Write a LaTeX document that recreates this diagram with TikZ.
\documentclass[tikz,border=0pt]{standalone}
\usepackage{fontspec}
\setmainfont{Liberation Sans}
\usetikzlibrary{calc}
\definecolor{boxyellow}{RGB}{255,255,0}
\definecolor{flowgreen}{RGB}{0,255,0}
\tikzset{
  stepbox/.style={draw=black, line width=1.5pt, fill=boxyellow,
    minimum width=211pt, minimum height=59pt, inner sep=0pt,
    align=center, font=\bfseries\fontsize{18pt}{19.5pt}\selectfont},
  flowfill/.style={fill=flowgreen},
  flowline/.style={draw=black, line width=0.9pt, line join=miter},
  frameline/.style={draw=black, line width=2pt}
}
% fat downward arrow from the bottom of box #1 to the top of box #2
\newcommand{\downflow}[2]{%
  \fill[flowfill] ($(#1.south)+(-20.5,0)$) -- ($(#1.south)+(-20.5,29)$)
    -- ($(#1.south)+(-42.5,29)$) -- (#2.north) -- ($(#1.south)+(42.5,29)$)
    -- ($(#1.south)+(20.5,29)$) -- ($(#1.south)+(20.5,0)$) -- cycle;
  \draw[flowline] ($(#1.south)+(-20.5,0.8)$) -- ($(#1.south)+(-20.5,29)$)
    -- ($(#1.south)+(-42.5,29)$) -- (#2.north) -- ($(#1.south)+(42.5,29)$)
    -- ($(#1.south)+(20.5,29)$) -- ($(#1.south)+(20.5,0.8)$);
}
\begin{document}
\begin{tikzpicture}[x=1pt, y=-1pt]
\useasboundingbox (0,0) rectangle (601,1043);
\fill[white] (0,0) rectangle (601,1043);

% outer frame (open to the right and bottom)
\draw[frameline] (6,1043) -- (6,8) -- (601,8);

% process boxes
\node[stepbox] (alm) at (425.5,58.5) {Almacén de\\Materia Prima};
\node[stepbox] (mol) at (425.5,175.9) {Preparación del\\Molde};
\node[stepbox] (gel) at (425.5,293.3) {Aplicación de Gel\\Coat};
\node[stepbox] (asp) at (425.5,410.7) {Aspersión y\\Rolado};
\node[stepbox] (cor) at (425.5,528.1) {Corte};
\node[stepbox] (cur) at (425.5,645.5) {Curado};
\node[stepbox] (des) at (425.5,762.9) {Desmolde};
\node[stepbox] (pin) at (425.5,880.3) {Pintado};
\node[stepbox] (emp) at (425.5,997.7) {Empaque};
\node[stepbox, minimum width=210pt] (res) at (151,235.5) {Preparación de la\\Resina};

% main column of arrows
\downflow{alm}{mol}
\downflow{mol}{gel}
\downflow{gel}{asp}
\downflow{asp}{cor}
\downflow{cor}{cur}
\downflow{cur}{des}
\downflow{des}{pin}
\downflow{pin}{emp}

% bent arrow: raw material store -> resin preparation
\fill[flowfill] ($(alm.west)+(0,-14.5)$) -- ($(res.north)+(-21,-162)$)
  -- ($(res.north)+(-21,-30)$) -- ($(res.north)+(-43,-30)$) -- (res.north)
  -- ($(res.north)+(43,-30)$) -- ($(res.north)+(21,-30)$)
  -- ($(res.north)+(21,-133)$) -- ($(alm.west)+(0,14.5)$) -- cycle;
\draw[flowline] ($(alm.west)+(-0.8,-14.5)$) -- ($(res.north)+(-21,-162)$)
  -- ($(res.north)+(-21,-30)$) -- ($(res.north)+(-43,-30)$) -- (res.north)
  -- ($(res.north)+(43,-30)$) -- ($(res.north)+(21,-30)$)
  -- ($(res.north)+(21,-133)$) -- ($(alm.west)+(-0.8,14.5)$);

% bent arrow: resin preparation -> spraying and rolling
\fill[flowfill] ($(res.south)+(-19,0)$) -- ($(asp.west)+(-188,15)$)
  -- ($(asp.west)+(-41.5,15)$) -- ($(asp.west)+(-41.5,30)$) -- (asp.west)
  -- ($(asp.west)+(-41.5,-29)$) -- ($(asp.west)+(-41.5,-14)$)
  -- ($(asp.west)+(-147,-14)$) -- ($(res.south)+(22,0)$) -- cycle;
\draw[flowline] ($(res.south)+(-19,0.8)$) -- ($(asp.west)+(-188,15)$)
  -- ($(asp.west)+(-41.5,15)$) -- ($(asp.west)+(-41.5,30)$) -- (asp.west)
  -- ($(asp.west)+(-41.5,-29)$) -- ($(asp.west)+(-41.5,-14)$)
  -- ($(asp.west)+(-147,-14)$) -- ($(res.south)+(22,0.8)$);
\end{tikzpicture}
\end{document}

__________

◆ Required work ◆
Write the complete data out, exactly as above.

◆ Problem solution ◆
Write a LaTeX document that recreates this diagram with TikZ.
\documentclass[tikz,border=0pt]{standalone}
\usepackage{fontspec}
\setmainfont{Liberation Sans}
\usetikzlibrary{calc}
\definecolor{boxyellow}{RGB}{255,255,0}
\definecolor{flowgreen}{RGB}{0,255,0}
\tikzset{
  stepbox/.style={draw=black, line width=1.5pt, fill=boxyellow,
    minimum width=211pt, minimum height=59pt, inner sep=0pt,
    align=center, font=\bfseries\fontsize{18pt}{19.5pt}\selectfont},
  flowfill/.style={fill=flowgreen},
  flowline/.style={draw=black, line width=0.9pt, line join=miter},
  frameline/.style={draw=black, line width=2pt}
}
% fat downward arrow from the bottom of box #1 to the top of box #2
\newcommand{\downflow}[2]{%
  \fill[flowfill] ($(#1.south)+(-20.5,0)$) -- ($(#1.south)+(-20.5,29)$)
    -- ($(#1.south)+(-42.5,29)$) -- (#2.north) -- ($(#1.south)+(42.5,29)$)
    -- ($(#1.south)+(20.5,29)$) -- ($(#1.south)+(20.5,0)$) -- cycle;
  \draw[flowline] ($(#1.south)+(-20.5,0.8)$) -- ($(#1.south)+(-20.5,29)$)
    -- ($(#1.south)+(-42.5,29)$) -- (#2.north) -- ($(#1.south)+(42.5,29)$)
    -- ($(#1.south)+(20.5,29)$) -- ($(#1.south)+(20.5,0.8)$);
}
\begin{document}
\begin{tikzpicture}[x=1pt, y=-1pt]
\useasboundingbox (0,0) rectangle (601,1043);
\fill[white] (0,0) rectangle (601,1043);

% outer frame (open to the right and bottom)
\draw[frameline] (6,1043) -- (6,8) -- (601,8);

% process boxes
\node[stepbox] (alm) at (425.5,58.5) {Almacén de\\Materia Prima};
\node[stepbox] (mol) at (425.5,175.9) {Preparación del\\Molde};
\node[stepbox] (gel) at (425.5,293.3) {Aplicación de Gel\\Coat};
\node[stepbox] (asp) at (425.5,410.7) {Aspersión y\\Rolado};
\node[stepbox] (cor) at (425.5,528.1) {Corte};
\node[stepbox] (cur) at (425.5,645.5) {Curado};
\node[stepbox] (des) at (425.5,762.9) {Desmolde};
\node[stepbox] (pin) at (425.5,880.3) {Pintado};
\node[stepbox] (emp) at (425.5,997.7) {Empaque};
\node[stepbox, minimum width=210pt] (res) at (151,235.5) {Preparación de la\\Resina};

% main column of arrows
\downflow{alm}{mol}
\downflow{mol}{gel}
\downflow{gel}{asp}
\downflow{asp}{cor}
\downflow{cor}{cur}
\downflow{cur}{des}
\downflow{des}{pin}
\downflow{pin}{emp}

% bent arrow: raw material store -> resin preparation
\fill[flowfill] ($(alm.west)+(0,-14.5)$) -- ($(res.north)+(-21,-162)$)
  -- ($(res.north)+(-21,-30)$) -- ($(res.north)+(-43,-30)$) -- (res.north)
  -- ($(res.north)+(43,-30)$) -- ($(res.north)+(21,-30)$)
  -- ($(res.north)+(21,-133)$) -- ($(alm.west)+(0,14.5)$) -- cycle;
\draw[flowline] ($(alm.west)+(-0.8,-14.5)$) -- ($(res.north)+(-21,-162)$)
  -- ($(res.north)+(-21,-30)$) -- ($(res.north)+(-43,-30)$) -- (res.north)
  -- ($(res.north)+(43,-30)$) -- ($(res.north)+(21,-30)$)
  -- ($(res.north)+(21,-133)$) -- ($(alm.west)+(-0.8,14.5)$);

% bent arrow: resin preparation -> spraying and rolling
\fill[flowfill] ($(res.south)+(-19,0)$) -- ($(asp.west)+(-188,15)$)
  -- ($(asp.west)+(-41.5,15)$) -- ($(asp.west)+(-41.5,30)$) -- (asp.west)
  -- ($(asp.west)+(-41.5,-29)$) -- ($(asp.west)+(-41.5,-14)$)
  -- ($(asp.west)+(-147,-14)$) -- ($(res.south)+(22,0)$) -- cycle;
\draw[flowline] ($(res.south)+(-19,0.8)$) -- ($(asp.west)+(-188,15)$)
  -- ($(asp.west)+(-41.5,15)$) -- ($(asp.west)+(-41.5,30)$) -- (asp.west)
  -- ($(asp.west)+(-41.5,-29)$) -- ($(asp.west)+(-41.5,-14)$)
  -- ($(asp.west)+(-147,-14)$) -- ($(res.south)+(22,0.8)$);
\end{tikzpicture}
\end{document}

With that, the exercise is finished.